WRITTEN REQUEST: Reproduce all the lines exactly as they stand, apart from the pictures.
--- BEGIN ---
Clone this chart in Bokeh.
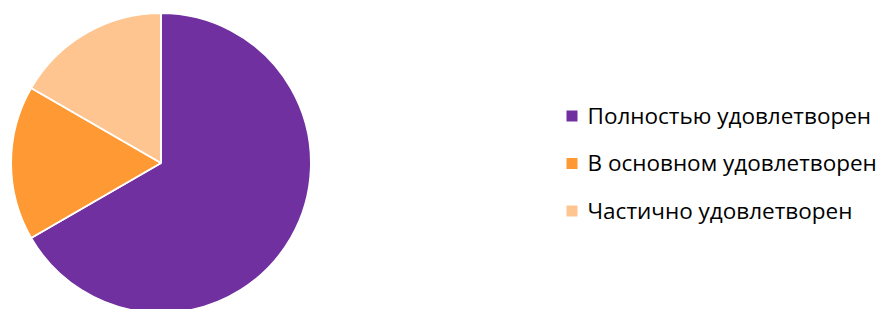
import math
from bokeh.plotting import figure
from bokeh.models import ColumnDataSource, Range1d
from bokeh.core.properties import value
from bokeh.embed import file_html
from bokeh.resources import INLINE

categories = ["Полностью удовлетворен", "В основном удовлетворен", "Частично удовлетворен"]
shares = [4, 1, 1]
colors = ["#7030A0", "#FF9933", "#FFC591"]

W, H = 880, 309
p = figure(width=W, height=H, output_backend="svg", toolbar_location=None,
           x_range=Range1d(0, W), y_range=Range1d(0, H), min_border=0)
p.axis.visible = False
p.grid.visible = False
p.outline_line_color = None
p.background_fill_color = "white"
p.border_fill_color = "white"

total = sum(shares)
starts, ends = [], []
cum = 0
for s in shares:
    starts.append(math.pi / 2 - 2 * math.pi * cum / total)
    cum += s
    ends.append(math.pi / 2 - 2 * math.pi * cum / total)

def py(y_page):
    return H - y_page

def px(x_page):
    return x_page

src = ColumnDataSource(dict(start=starts, end=ends, color=colors, cat=categories))
p.wedge(x=px(160.5), y=py(162.5), radius=150, start_angle="start", end_angle="end",
        direction="clock", fill_color="color", line_color="white", line_width=2, source=src)

ys = [115.5, 163, 210.5]
lsrc = ColumnDataSource(dict(
    x=[px(571.5)] * 3, y=[py(v) for v in ys],
    tx=[px(587)] * 3, ty=[py(v - 1) for v in ys],
    color=colors, cat=categories))
p.rect(x="x", y="y", width=11, height=11, fill_color="color", line_color=None, source=lsrc)
p.text(x="tx", y="ty", text="cat", source=lsrc, text_font=value("Open Sans"),
       text_font_size="22.5px", text_color="#000000", text_baseline="middle", text_align="left")

open("out.html", "w").write(file_html(p, INLINE))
--- END ---
RIGHT ANSWER:
Clone this chart in Bokeh.
import math
from bokeh.plotting import figure
from bokeh.models import ColumnDataSource, Range1d
from bokeh.core.properties import value
from bokeh.embed import file_html
from bokeh.resources import INLINE

categories = ["Полностью удовлетворен", "В основном удовлетворен", "Частично удовлетворен"]
shares = [4, 1, 1]
colors = ["#7030A0", "#FF9933", "#FFC591"]

W, H = 880, 309
p = figure(width=W, height=H, output_backend="svg", toolbar_location=None,
           x_range=Range1d(0, W), y_range=Range1d(0, H), min_border=0)
p.axis.visible = False
p.grid.visible = False
p.outline_line_color = None
p.background_fill_color = "white"
p.border_fill_color = "white"

total = sum(shares)
starts, ends = [], []
cum = 0
for s in shares:
    starts.append(math.pi / 2 - 2 * math.pi * cum / total)
    cum += s
    ends.append(math.pi / 2 - 2 * math.pi * cum / total)

def py(y_page):
    return H - y_page

def px(x_page):
    return x_page

src = ColumnDataSource(dict(start=starts, end=ends, color=colors, cat=categories))
p.wedge(x=px(160.5), y=py(162.5), radius=150, start_angle="start", end_angle="end",
        direction="clock", fill_color="color", line_color="white", line_width=2, source=src)

ys = [115.5, 163, 210.5]
lsrc = ColumnDataSource(dict(
    x=[px(571.5)] * 3, y=[py(v) for v in ys],
    tx=[px(587)] * 3, ty=[py(v - 1) for v in ys],
    color=colors, cat=categories))
p.rect(x="x", y="y", width=11, height=11, fill_color="color", line_color=None, source=lsrc)
p.text(x="tx", y="ty", text="cat", source=lsrc, text_font=value("Open Sans"),
       text_font_size="22.5px", text_color="#000000", text_baseline="middle", text_align="left")

open("out.html", "w").write(file_html(p, INLINE))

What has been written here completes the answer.